DOJ Reveals 8-Year-Long Russian Interference Op Funding Black Marxist Groups

18234924735_05a2fc0ccd_o-1536x1152.jpeg

The only demonstrable evidence of Russian interference in U.S. politics came quietly out of the U.S. Department of Justice today, with the unsealing of an indictment charging a Russian national with “orchestrating a years-long foreign malign influence campaign that used various U.S. political groups to sow discord, spread pro-Russian propaganda, and interfere in elections within the United States.”


The New York Times report on the subject buries the names of the groups allegedly utilized by the Russian government in the scheme, namely the “Uhuru Movement” of St. Petersburg, Florida, which is part of a wider entity known as the African People’s Socialist Party.

Joe Biden’s Department of Justice (DOJ) alleges that from “at least December 2014 until March 2022, Aleksandr Viktorovich Ionov, a resident of Moscow, together with at least three Russian officials, engaged in a years-long foreign malign influence campaign targeting the United States. Ionov is the founder and president of the Anti-Globalization Movement of Russia (AGMR), an organization headquartered in Moscow and funded by the Russian government. Ionov utilized AGMR to carry out Russia’s influence campaign.”

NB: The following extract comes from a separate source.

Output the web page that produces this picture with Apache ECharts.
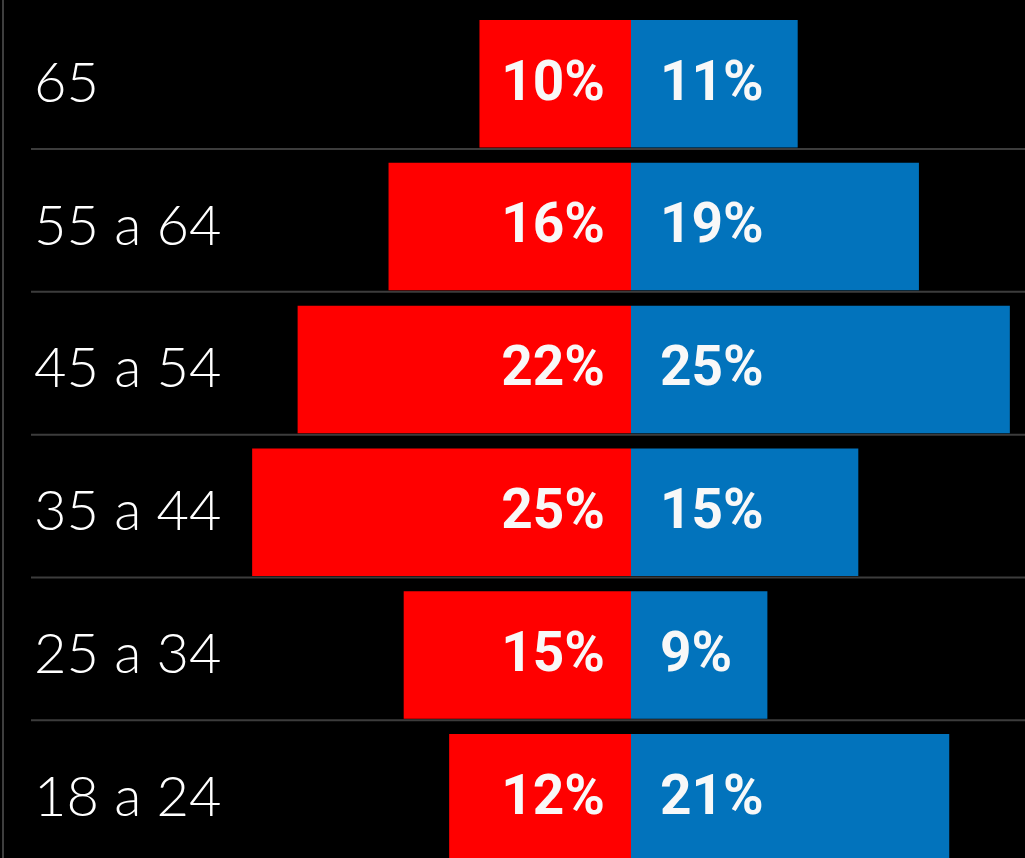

“Ionov allegedly orchestrated a brazen influence campaign, turning U.S. political groups and U.S. citizens into instruments of the Russian government,” said Assistant Attorney General Matthew G. Olsen of the Justice Department’s National Security Division. “The Department of Justice will not allow Russia to unlawfully sow division and spread misinformation inside the United States.”

Ionov is alleged to have used his control over a handful of groups such as the Uhuru movement, in order “to spread pro-Russian propaganda under the guise of a domestic political organization, and to interfere in local elections,” the DOJ says.

One example cited stems from January 2016, when Ionov apparently guaranteed “financing for — and ultimately funded — a four-city protest tour undertaken by U.S. Political Group 1 in support of a ‘Petition on Crime of Genocide against African People in the United States’.”

In 2017 and 2019, Ionov is alleged to have supported two St. Petersburg, Florida, political campaigns, as well as further instructing Russian handlers of his campaigns. He is charged with conspiring to have U.S. citizens act as illegal agents of the Russian government – a crime with a maximum penalty of five years in prison.

Meanwhile, on a Facebook live post, Uhuru movement chairman Omali Yeshitela divulged that police had “handcuffed me and my wife,” before going on to discuss potential funding from “anyone else who wants to support the struggles for Black people.”

Ionov has previously been accused of raising funds for convicted Russian spy Maria Butina, who is now a Member of the State Duma in Russia. Butina targeted conservative groups like the National Rifle Association (NRA) and the Conservative Political Action Conference (CPAC) having been given a student visa by the Obama administration.